L’immobilier est la variable qui pourrait faire ou défaire la force haussière, estime David Chao d’Invesco.
Depuis les sommets de février 2021 jusqu’au début du mois de mai 2022, les actions chinoises ont chuté de 33% durant 64 semaines, soit 6 de plus que la durée moyenne des précédents replis. Selon David Chao, Global Market Strategist Asia Pacific chez Invesco, les facteurs à l'origine de cette contre-performance pourraient être en train de s'inverser. Entretien
Les grandes villes de Chine déconfinent rapidement après la dernière vague Omicron. Après avoir atteint zéro cas en juin, Shanghai s’est totalement réouverte. A Pékin, le nombre de cas quotidiens est également tombé à un chiffre. Alors que les décideurs politiques continuent de poursuivre une politique de zéro COVID, le Congrès vient d’annoncer une série de mesures de stabilisation de la croissance pour soutenir les petites et moyennes entreprises ainsi que le marché du travail. Les mesures futures deviendront plus ciblées, afin d’éviter de fermer complètement des mégapoles, ce qui avait impacté les chaines logistiques.

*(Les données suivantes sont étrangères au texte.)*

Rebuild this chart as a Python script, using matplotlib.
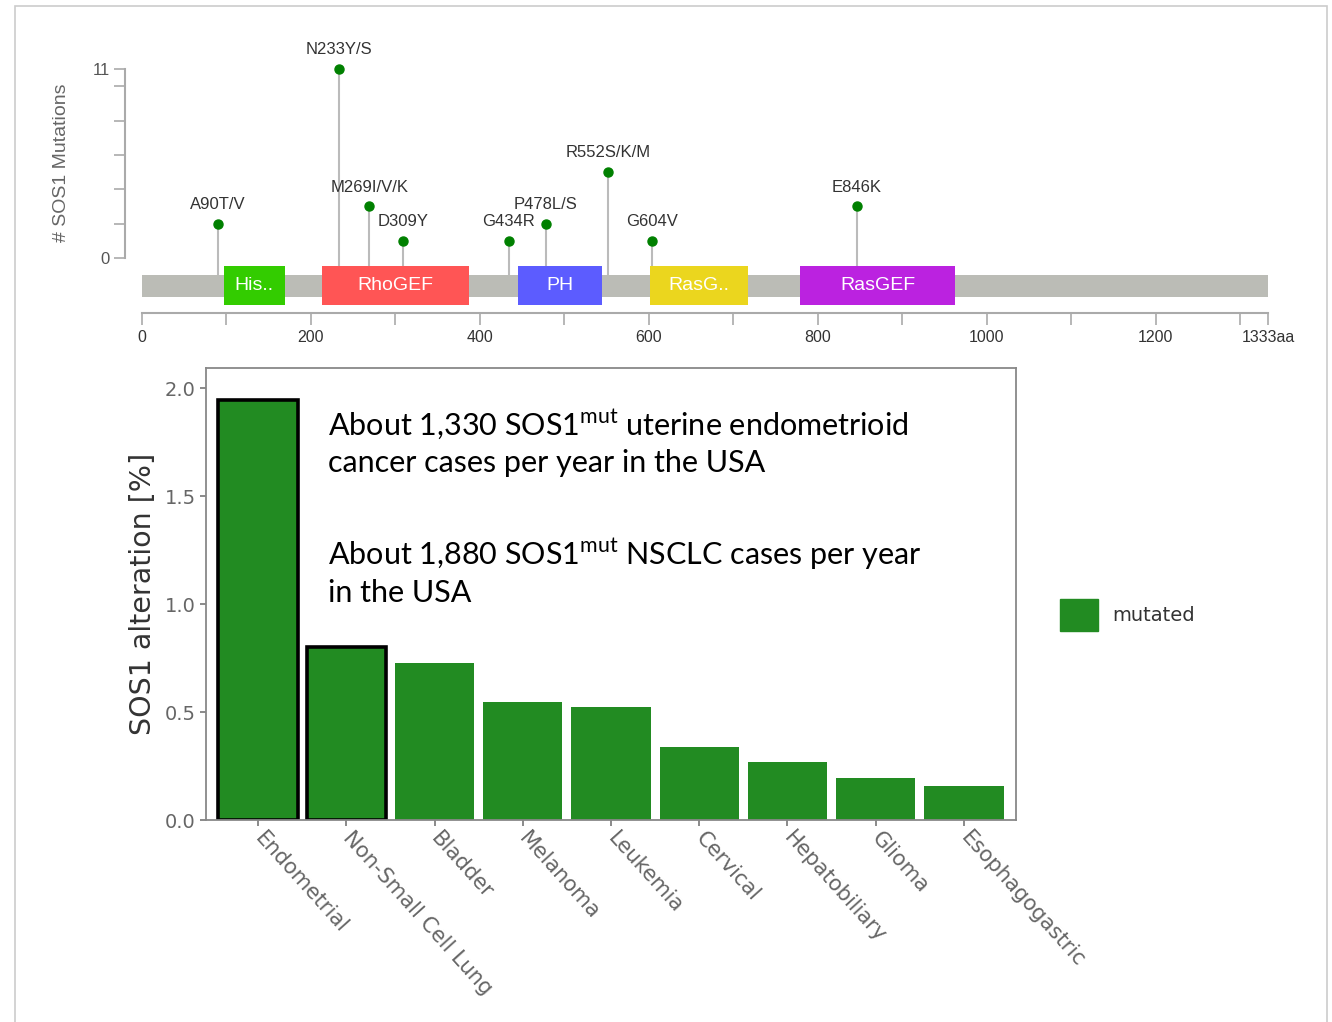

Les données économiques mensuelles les plus récentes ont montré un rebond mesuré de l'activité commerciale avec l'assouplissement des restrictions COVID1. Si je continue de penser que l'économie est susceptible de rebondir au second semestre, la croissance ne sera pas suralimentée. Elle dépend en grande partie de la rapidité avec laquelle le marché immobilier peut être stabilisé. Une intervention plus décisive du gouvernement central pourrait être nécessaire pour rétablir la confiance dans le marché et empêcher les risques de se propager.
Après le récent rebond des actions chinoises A, ainsi que les actions asiatiques en général, je m’attends à une phase de consolidation durant laquelle les investisseurs mesurent les risques du deuxième semestre. L’assouplissement des mesures règlementaires sur le secteur technologique devrait permettre au marché de rattraper une partie des pertes accumulées. Mais du fait des incertitudes sur le marché immobilier qui péjore le sentiment des consommateurs, un mouvement haussier de la même ampleur que celui que nous avons vu semble improbable. Le thème de l’immobilier est la variable qui pourrait faire ou défaire la force haussière.
Oui, en particulier pour l’investisseur qui dispose d’un horizon de temps supérieur à un ou deux ans, du fait de la volatilité engendrée par la pandémie et l’immobilier. Les actions chinoises se négocient avec une prime de risque élevée qui intègre les risques économiques. Je maintiens une surpondération régionale sur la Chine. Les investisseurs à plus court terme peuvent investir sur le secteur technologique, car les mesures ont été en grande partie couvertes, ce qui offre une bouffée d’oxygène aux actions du secteur.
Je m’intéresse aux domaines qui seront soutenus par les politiques, tels que la manufacture high tech, le 5 G, les centres de données, les véhicules électriques, les marques de consommation domestique ainsi que l’énergie.
Le gouvernement fait son possible pour atteindre son objectif ambitieux de croissance annuelle de 5%, mais compte tenu d’un début d’année qui a vu les ventes et les exportations s’écrouler, et malgré des améliorations progressives trimestre après trimestre, le pays rattrapera difficilement cette cible. Je m’attends davantage à un 4%, qui dépendra aussi des mesures monétaires et du stimulus fiscal lancé au premier semestre. Leurs capitaux n’ont pas encore été déployés, notamment dans les infrastructures et ils impacteront l’économie réelle au second semestre.
Le marché immobilier demeurera un vent contraire en raison des difficultés qu’éprouvent les promoteurs pour accéder aux liquidités. De plus, de nombreux ménages ont arrêté de payer leurs hypothèques, mais je ne m’attends pas à une menace systémique, car le gouvernement devrait agir agressivement sur ce dossier. J’ajouterais enfin que contrairement aux autres grands pays du monde, la Chine n’a pas d’inflation. Mais il est évident qu’une mauvaise conjoncture mondiale est négative pour la demande et pourrait diminuer les exportations, ce qui impacterait la trajectoire économique chinoise.
Les investissements dans les infrastructures et les exportations devraient être les principaux moteurs de la croissance, tandis que la consommation et l'immobilier devraient être freinés. Cela pourrait limiter toute hausse potentielle des rendements obligataires à long terme et suggère que la demande de crédit du secteur privé pourrait ne pas s'accélérer au point de donner un coup de fouet aux actions à court terme. Néanmoins, pour les investisseurs ayant un horizon à plus long terme, je surpondère les actions chinoises à ces niveaux en raison des valorisations attrayantes et aussi parce que les perspectives de bénéfices pour 2023 semblent solides.